On stage by herself with just a guitar is how Barnett, 32, started out. From ages 18 to 22, she said she took any opportunity available to get on stage, although those were bar gigs, not theaters.

She warmed up for the U.S. tour by playing four shows in Castlemaine, about an hour outside of Melbourne, in a room that held about 120 people. The shows were announced at the last minute through social media and sold out immediately, even attracting some fans who flew in from other countries for the gigs.

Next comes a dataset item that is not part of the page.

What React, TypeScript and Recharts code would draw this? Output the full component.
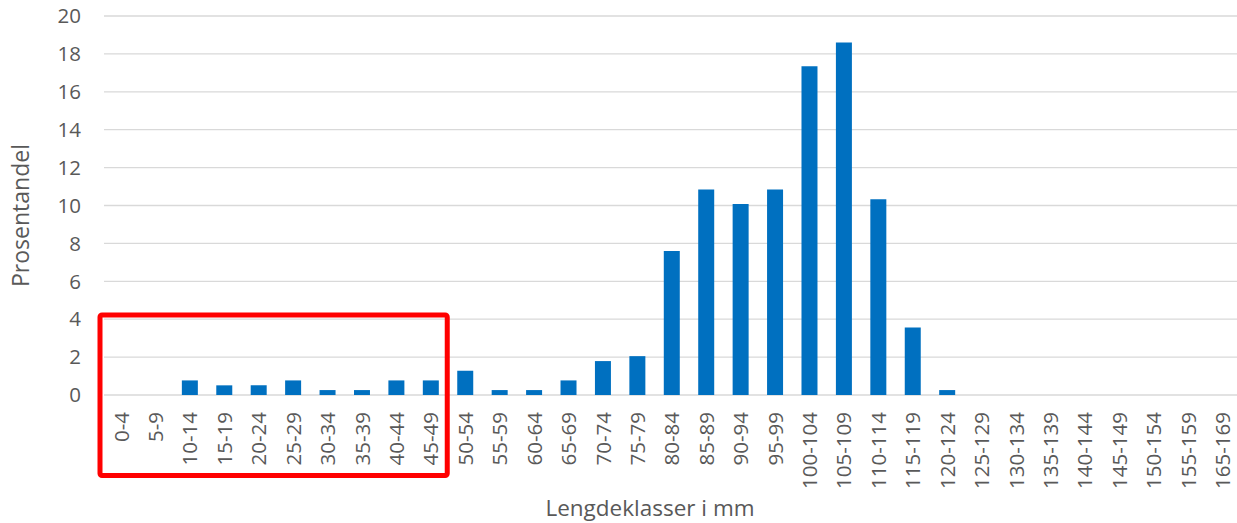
import React from 'react';
import {
  BarChart,
  Bar,
  XAxis,
  YAxis,
  CartesianGrid,
  ReferenceArea,
} from 'recharts';

const lengthClasses = [
  '0-4', '5-9', '10-14', '15-19', '20-24', '25-29', '30-34', '35-39', '40-44', '45-49',
  '50-54', '55-59', '60-64', '65-69', '70-74', '75-79', '80-84', '85-89', '90-94', '95-99',
  '100-104', '105-109', '110-114', '115-119', '120-124', '125-129', '130-134', '135-139',
  '140-144', '145-149', '150-154', '155-159', '165-169',
];

const shares = [
  0, 0, 0.77, 0.51, 0.51, 0.77, 0.26, 0.26, 0.77, 0.77,
  1.28, 0.26, 0.26, 0.77, 1.79, 2.05, 7.6, 10.84, 10.08, 10.84,
  17.35, 18.6, 10.33, 3.56, 0.26, 0, 0, 0,
  0, 0, 0, 0, 0,
];

const yTicks = [0, 2, 4, 6, 8, 10, 12, 14, 16, 18, 20];

// red annotation box around the small fish
const boxFrom = '0-4';
const boxTo = '45-49';
const boxTop = 4.22;
const boxBottom = -4.25;

const data = lengthClasses.map((klasse, i) => ({ klasse, andel: shares[i] }));

const FONT = '"Open Sans", sans-serif';
const TEXT = '#595959';

const XTick = (props: any) => {
  const { x, y, payload } = props;
  return (
    <text
      x={x}
      y={y}
      transform={`rotate(-90, ${x}, ${y})`}
      textAnchor="end"
      dy="0.36em"
      fill={TEXT}
      fontSize={20.5}
      fontFamily={FONT}
    >
      {payload.value}
    </text>
  );
};

// box drawn a little wider on the left, like the hand-drawn frame
const Box = (props: any) => {
  const { x, y, width, height } = props;
  return (
    <rect
      x={x - 4}
      y={y}
      width={width + 3}
      height={height}
      rx={2}
      fill="none"
      stroke="#ff0000"
      strokeWidth={5}
    />
  );
};

export default function App() {
  return (
    <div style={{ position: 'absolute', left: 0, top: 0, background: '#fff' }}>
      <BarChart
        width={1237}
        height={523}
        data={data}
        margin={{ top: 16, right: -3, bottom: 0, left: 0 }}
      >
        <CartesianGrid vertical={false} stroke="#d9d9d9" strokeWidth={1.3} />
        <XAxis
          dataKey="klasse"
          interval={0}
          axisLine={false}
          tickLine={false}
          height={128}
          tickSize={0}
          tickMargin={17}
          tick={<XTick />}
          label={({ viewBox }: any) => (
            <text
              x={viewBox.x + viewBox.width / 2 - 22}
              y={viewBox.y + 121}
              textAnchor="middle"
              fill={TEXT}
              fontSize={22.5}
              fontFamily={FONT}
            >
              Lengdeklasser i mm
            </text>
          )}
        />
        <YAxis
          domain={[0, 20]}
          ticks={yTicks}
          interval={0}
          width={104}
          axisLine={false}
          tickLine={false}
          tickSize={0}
          tickMargin={23}
          tick={{ fill: TEXT, fontSize: 20.5, fontFamily: FONT }}
          label={({ viewBox }: any) => {
            const cx = 21;
            const cy = viewBox.y + viewBox.height / 2 + 10;
            return (
              <text
                x={cx}
                y={cy}
                transform={`rotate(-90, ${cx}, ${cy})`}
                textAnchor="middle"
                dy="0.36em"
                fill={TEXT}
                fontSize={23}
                fontFamily={FONT}
              >
                Prosentandel
              </text>
            );
          }}
        />
        <Bar dataKey="andel" fill="#0070c0" barSize={16} isAnimationActive={false} />
        <ReferenceArea
          x1={boxFrom}
          x2={boxTo}
          y1={boxTop}
          y2={boxBottom}
          ifOverflow="visible"
          shape={<Box />}
        />
      </BarChart>
    </div>
  );
}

“I just think it’s such a different energy. The band energy is so physical. There’s a real power and energy playing with my band. The solo shows are so much more emotional and vulnerable. There’s a real kind of rawness. I don’t think I’m doing anything too fancy, just plugging in my guitar, real simple, almost to how I wrote them with a guitar in my room.

“I think I have moments of not feeling good enough, and there’s nothing to hide behind (solo). You’re really out there naked with your song idea and your story. It’s kind of a vulnerable position. There’s something quite incredible about seeing artists perform like that.”

Barnett’s latest release provides a glimpse of the direction solo shows might take. She recorded an “MTV Unplugged” episode in Melbourne that aired late last year in Australia. She has some musical accompaniment and special guests on the performance, but it pares down the arrangements of music from 2018’s “Tell Me How You Really Feel,” 2015’s “Sometimes I Sit and Think, Sometimes I Just Sit” and 2013’s “The Double EP: A Sea of Split Peas” as well as one new song.

The performance can be listened to now on YouTube and the streaming services. It will be released on vinyl and CD on Feb. 21.

“Going into that performance, we knew it was being recorded with the possibility of releasing it if you like it. It seemed like a nice capture. I can be a real perfectionist, and it’s not perfect, but I love it … It’s was a challenge, and it’s kind of nice to just hear the tenderness that’s there and how everyone came together.”

The solo dates may be her only U.S. tour in 2020. The plan this year is to focus on writing songs for the next album and “a few potential collaborations,” she said.

During the interview last week, Barnett said it felt a little strange to be leaving Australia while the continent was being ravaged by wildfires. Earlier this month, Barnett and fellow Australian artists Camp Cope and Alice Skye played two benefit shows that raised about $90,000 (Australian) to benefit the departments battling the blazes.

“It was really amazing to see how the music and art community comes together in a time like that. People are just so generous with their time and their skills. There was just something heartwarming about seeing that.”